## WORK TO BE COMPLETED
Transcribe every line exactly. Leave the pictures behind.

** start AVAILABLE DATA **

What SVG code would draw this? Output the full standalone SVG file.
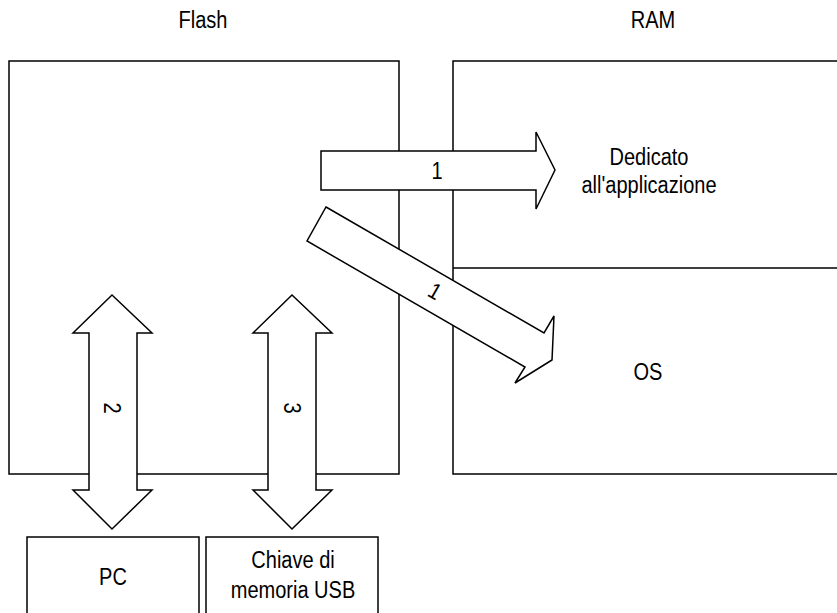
<svg xmlns="http://www.w3.org/2000/svg" width="837" height="613" viewBox="0 0 837 613">
<style>
.box{fill:#fff;stroke:#000;stroke-width:1.5}
.arr{fill:#fff;stroke:#000;stroke-width:1.5;stroke-linejoin:miter}
.t{font-family:"Liberation Sans",Arial,sans-serif;font-size:23px;fill:#000;text-anchor:middle}
</style>
<rect width="837" height="613" fill="#fff"/>
<g id="flash">
<rect class="box" x="9" y="61" width="390" height="413"/>
<text class="t" transform="translate(203 28) scale(0.87 1)">Flash</text>
</g>
<g id="ram">
<path class="box" d="M840 61 H453 V474 H840 M453 268 H840"/>
<text class="t" transform="translate(653 28) scale(0.87 1)">RAM</text>
</g>
<g id="ram-app">
<text class="t" transform="translate(649 165) scale(0.87 1)">Dedicato</text>
<text class="t" transform="translate(649 193) scale(0.87 1)">all'applicazione</text>
</g>
<g id="ram-os">
<text class="t" transform="translate(648 380) scale(0.87 1)">OS</text>
</g>
<g id="pc">
<rect class="box" x="27" y="537" width="172" height="90"/>
<text class="t" transform="translate(113 585) scale(0.87 1)">PC</text>
</g>
<g id="usb">
<rect class="box" x="206" y="537" width="172" height="90"/>
<text class="t" transform="translate(293 568) scale(0.87 1)">Chiave di</text>
<text class="t" transform="translate(293 598) scale(0.87 1)">memoria USB</text>
</g>
<g id="connectors">
<path class="arr" d="M321 151 H536 V132 L555 170 L536 209 V190 H321 Z"/>
<text class="t" transform="translate(437 179) scale(0.87 1)">1</text>
<path class="arr" d="M326 207 L544 333 L554 316 L552 360 L515 383 L525 367 L307 241 Z"/>
<text class="t" transform="translate(435 291) rotate(30) translate(0 8) scale(0.87 1)">1</text>
<path class="arr" d="M112 295 L152 333 H137 V490 H152 L112 529 L73 490 H89 V333 H73 Z"/>
<text class="t" transform="translate(112 408) rotate(90) translate(0 8) scale(0.87 1)">2</text>
<path class="arr" d="M292 295 L332 333 H316 V490 H332 L292 529 L253 490 H268 V333 H253 Z"/>
<text class="t" transform="translate(292 408) rotate(90) translate(0 8) scale(0.87 1)">3</text>
</g>
</svg>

** end AVAILABLE DATA **

## PROBLEM SOLUTION
What SVG code would draw this? Output the full standalone SVG file.
<svg xmlns="http://www.w3.org/2000/svg" width="837" height="613" viewBox="0 0 837 613">
<style>
.box{fill:#fff;stroke:#000;stroke-width:1.5}
.arr{fill:#fff;stroke:#000;stroke-width:1.5;stroke-linejoin:miter}
.t{font-family:"Liberation Sans",Arial,sans-serif;font-size:23px;fill:#000;text-anchor:middle}
</style>
<rect width="837" height="613" fill="#fff"/>
<g id="flash">
<rect class="box" x="9" y="61" width="390" height="413"/>
<text class="t" transform="translate(203 28) scale(0.87 1)">Flash</text>
</g>
<g id="ram">
<path class="box" d="M840 61 H453 V474 H840 M453 268 H840"/>
<text class="t" transform="translate(653 28) scale(0.87 1)">RAM</text>
</g>
<g id="ram-app">
<text class="t" transform="translate(649 165) scale(0.87 1)">Dedicato</text>
<text class="t" transform="translate(649 193) scale(0.87 1)">all'applicazione</text>
</g>
<g id="ram-os">
<text class="t" transform="translate(648 380) scale(0.87 1)">OS</text>
</g>
<g id="pc">
<rect class="box" x="27" y="537" width="172" height="90"/>
<text class="t" transform="translate(113 585) scale(0.87 1)">PC</text>
</g>
<g id="usb">
<rect class="box" x="206" y="537" width="172" height="90"/>
<text class="t" transform="translate(293 568) scale(0.87 1)">Chiave di</text>
<text class="t" transform="translate(293 598) scale(0.87 1)">memoria USB</text>
</g>
<g id="connectors">
<path class="arr" d="M321 151 H536 V132 L555 170 L536 209 V190 H321 Z"/>
<text class="t" transform="translate(437 179) scale(0.87 1)">1</text>
<path class="arr" d="M326 207 L544 333 L554 316 L552 360 L515 383 L525 367 L307 241 Z"/>
<text class="t" transform="translate(435 291) rotate(30) translate(0 8) scale(0.87 1)">1</text>
<path class="arr" d="M112 295 L152 333 H137 V490 H152 L112 529 L73 490 H89 V333 H73 Z"/>
<text class="t" transform="translate(112 408) rotate(90) translate(0 8) scale(0.87 1)">2</text>
<path class="arr" d="M292 295 L332 333 H316 V490 H332 L292 529 L253 490 H268 V333 H253 Z"/>
<text class="t" transform="translate(292 408) rotate(90) translate(0 8) scale(0.87 1)">3</text>
</g>
</svg>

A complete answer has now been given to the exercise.